You learn that culture is not a poster on the wall - it's what kids feel in their bodies when adults walk into the room. And maybe that's why what happened with my son hit me so hard. 

Because I could see a softer version of the same dynamic:a child adapting to pressure in ways adults might call maturity. He wasn't acting out. He was shutting down.
He wasn't refusing school. He was losing joy. He wasn't failing loudly. He was disconnecting politely. And schools miss kids like that all the time.
This chapter is not me saying "throw out accountability." I'm not buying that false choice.
We need accountability. Kids deserve adults who are prepared. Families deserve schools that function. Teachers deserve systems that support quality and safety. Leaders need ways to know what's working. The problem is not accountability.
The problem is what happens when accountability loses relationship.
When data becomes the main thing.
When silence becomes the main thing.
When pacing becomes the main thing.
When visible order becomes the main thing.

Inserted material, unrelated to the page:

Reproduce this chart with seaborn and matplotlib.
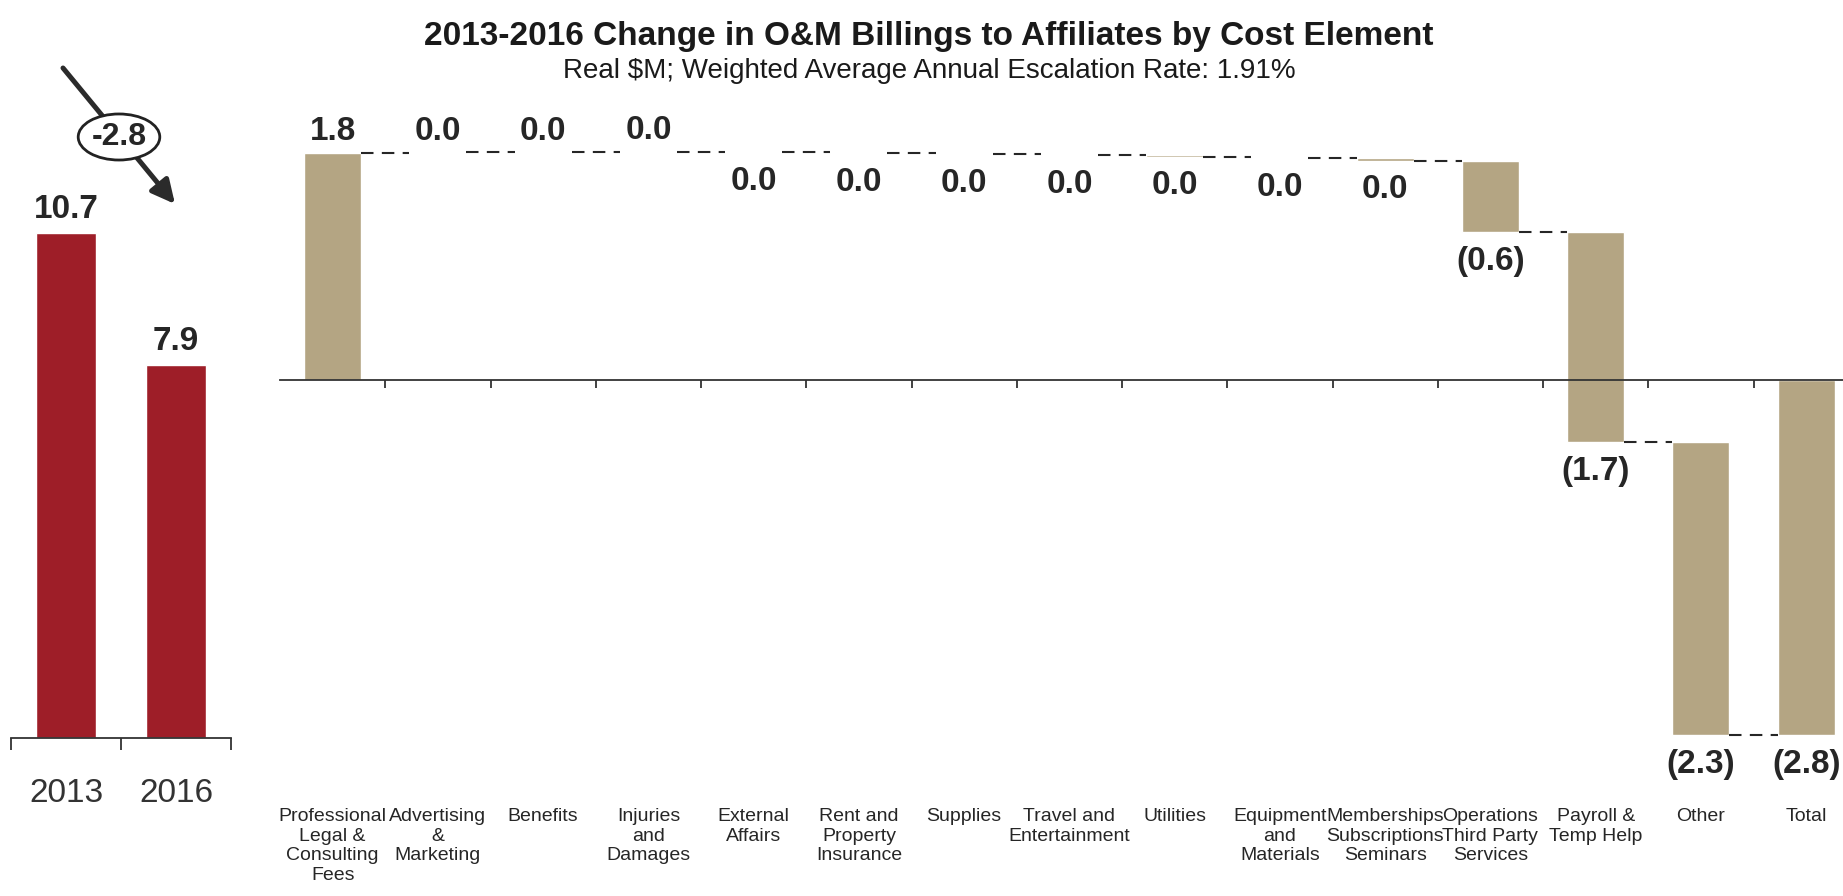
import numpy as np
import pandas as pd
import matplotlib
matplotlib.use("Agg")
import matplotlib.pyplot as plt
import seaborn as sns

# data
years = ["2013", "2016"]
billings = [10.7, 7.9]
overall_change = "-2.8"

elements = [
    "Professional\nLegal &\nConsulting\nFees", "Advertising\n&\nMarketing", "Benefits",
    "Injuries\nand\nDamages", "External\nAffairs", "Rent and\nProperty\nInsurance",
    "Supplies", "Travel and\nEntertainment", "Utilities", "Equipment\nand\nMaterials",
    "Memberships\nSubscriptions\nSeminars", "Operations\nThird Party\nServices",
    "Payroll &\nTemp Help", "Other",
]
changes = [1.79, 0.004, 0.003, 0.002, -0.004, -0.005, -0.010, -0.008, -0.010,
           -0.012, -0.020, -0.56, -1.66, -2.31]

RED = "#9E1E28"
TAN = "#B4A583"
INK = "#262626"

sns.set_style("white")
plt.rcParams["font.family"] = ["Liberation Sans", "DejaVu Sans"]

W, H = 1843, 896
fig = plt.figure(figsize=(W / 100, H / 100), dpi=100)

# waterfall table
ends = np.cumsum(changes)
starts = np.concatenate([[0], ends[:-1]])
total = ends[-1]
df = pd.DataFrame({
    "element": elements + ["Total"],
    "change": changes + [total],
    "start": list(starts) + [0.0],
})
df["end"] = df["start"] + df["change"]

# left panel: 2013 vs 2016
ax0 = fig.add_axes([11 / W, (H - 738) / H, 220 / W, 566.4 / H])
sns.barplot(x=years, y=billings, color=RED, saturation=1, width=0.55, ax=ax0)
ax0.set_xlim(-0.5, 1.5)
ax0.set_ylim(0, 12)
for i, v in enumerate(billings):
    ax0.annotate(f"{v:.1f}", (i, v), xytext=(0, 11), textcoords="offset points",
                 ha="center", va="baseline", fontsize=24, fontweight="bold", color=INK)
ax0.set_xticks([-0.5, 0.5, 1.5], labels=[])
ax0.set_xticks([0, 1], labels=years, minor=True)
ax0.tick_params(axis="x", which="major", direction="out", length=8.5, width=1.3,
                color="#333333", bottom=True)
ax0.tick_params(axis="x", which="minor", length=0, pad=29, labelsize=24,
                labelcolor="#333333", bottom=True)
ax0.set_yticks([])
ax0.set_xlabel("")
sns.despine(ax=ax0, left=True)
ax0.spines["bottom"].set_color("#333333")
ax0.spines["bottom"].set_linewidth(1.3)

# arrow with ellipse
ax0.annotate("", xy=(175 / W, (H - 204) / H), xytext=(63 / W, (H - 68) / H),
             xycoords="figure fraction", textcoords="figure fraction",
             arrowprops=dict(arrowstyle="-|>,head_length=0.7,head_width=0.35",
                             mutation_scale=20, lw=3.6, color="#2b2b2b",
                             shrinkA=0, shrinkB=0),
             annotation_clip=False, zorder=4)
ax0.annotate(overall_change, xy=(119 / W, (H - 137) / H), xycoords="figure fraction",
             ha="center", va="center", fontsize=23, fontweight="bold", color=INK,
             bbox=dict(boxstyle="ellipse,pad=0.04", fc="white", ec="#222222", lw=2),
             annotation_clip=False, zorder=5)

# right panel: waterfall
ax = fig.add_axes([280 / W, (H - 823.8) / H, 1563 / W, 722.8 / H])
bw = 0.54
sns.barplot(data=df, x="element", y="change", bottom=df["start"].to_numpy(),
            color=TAN, saturation=1, width=bw, errorbar=None, ax=ax)
ax.set_xlim(-0.5, 14.35)
ax.set_ylim(-3.5, 2.2)

# connectors
for i in range(len(df) - 1):
    ax.plot([i + bw / 2, i + 1 - bw / 2], [df["end"][i]] * 2, color=INK,
            lw=1.5, ls=(0, (6, 4)), solid_capstyle="butt")

# value labels
for i, row in df.iterrows():
    v = row["change"]
    r = round(v, 1)
    txt = f"({abs(r):.1f})" if r < 0 else f"{abs(r):.1f}"
    if v >= 0:
        ax.annotate(txt, (i, row["end"]), xytext=(0, 9), textcoords="offset points",
                    ha="center", va="baseline", fontsize=24, fontweight="bold", color=INK)
    else:
        ax.annotate(txt, (i, min(row["start"], row["end"])), xytext=(0, -10),
                    textcoords="offset points", ha="center", va="top",
                    fontsize=24, fontweight="bold", color=INK)

# category labels at the bottom
for i, lab in enumerate(df["element"]):
    ax.text(i, -3.375, lab, ha="center", va="top", fontsize=14, color=INK,
            linespacing=1.2)

ax.set_xticks(np.arange(len(df) - 1) + 0.5, labels=[])
ax.tick_params(axis="x", direction="out", length=6, width=1.3, color="#333333",
               bottom=True)
ax.set_yticks([])
ax.set_xlabel("")
ax.set_ylabel("")
sns.despine(ax=ax, left=True)
ax.spines["bottom"].set_position(("data", 0))
ax.spines["bottom"].set_color("#333333")
ax.spines["bottom"].set_linewidth(1.3)

# titles
fig.text(929 / W, (H - 36) / H, "2013-2016 Change in O&M Billings to Affiliates by Cost Element",
         ha="center", va="center", fontsize=24, fontweight="bold", color="#1a1a1a")
fig.text(929 / W, (H - 71) / H, "Real $M; Weighted Average Annual Escalation Rate: 1.91%",
         ha="center", va="center", fontsize=20, color="#1a1a1a")

fig.savefig("out.png", dpi=100)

Then school can look successful while kids are quietly shrinking inside it.
That's the joy gap.
And that gap is where a lot of our most important students disappear.
Not academically at first.
Relationally.
They stop feeling seen.
They stop taking risks.
They stop asking questions.
They start managing themselves for approval.
They start trying not to mess up.
And adults call it growth because the room got quieter. Come on now.
By the end of that winter, I knew something had changed in me too.
I couldn't just write this off as "third grade being harder."
I couldn't keep answering my son's pain with generic dad speeches.
I couldn't pretend the clicker was just a quirky classroom trick.
I couldn't ignore what I was seeing because I work in the same system.
This became personal.
Not because I wanted to write a book.
Not because I was trying to blame teachers.
It became personal because I saw my son's joy slipping and recognized the pattern.
And I knew if it was happening in my house, it was happening in a lot of houses.
The difference is, not every parent works in education. Not every parent has language for what they're seeing. Not every parent knows the system well enough to name the drift.

But they feel it.
They feel it at pickup.
They feel it at homework time.
They feel it when their kid says, "I hate school," and they don't know
whether to push, comfort, challenge, or call somebody.
They feel it when a bright kid starts worrying about Fs.
When a kind kid gets mixed up in social cruelty because belonging got
complicated.
When a child starts talking less and sighing more. They feel it when school starts shaping a child more around fear of mistakes than love of learning. That is why this book exists.
To name the drift. To tell the truth about what it costs.
And to build a better way forward. Because the good news - the real good news - is this:
Culture is built.
Which means culture can be rebuilt.
And hope doesn't come from pretending the problem isn't real.
Hope comes from finally naming it clearly enough to change it.
For me, that started in the car.
With two tired kids.
One bad yell.
A clicker I laughed at too early.
And the slow, painful realization that my son wasn't just complaining about school - he was telling me what the system was teaching him.

And once I heard that, I couldn't unhear it.

What scared me wasn’t just that my son was struggling. It was that I also recognized the shape of it—because I’ve lived it. And because I’ve spent my career trying to build classrooms where kids like me don’t disappear.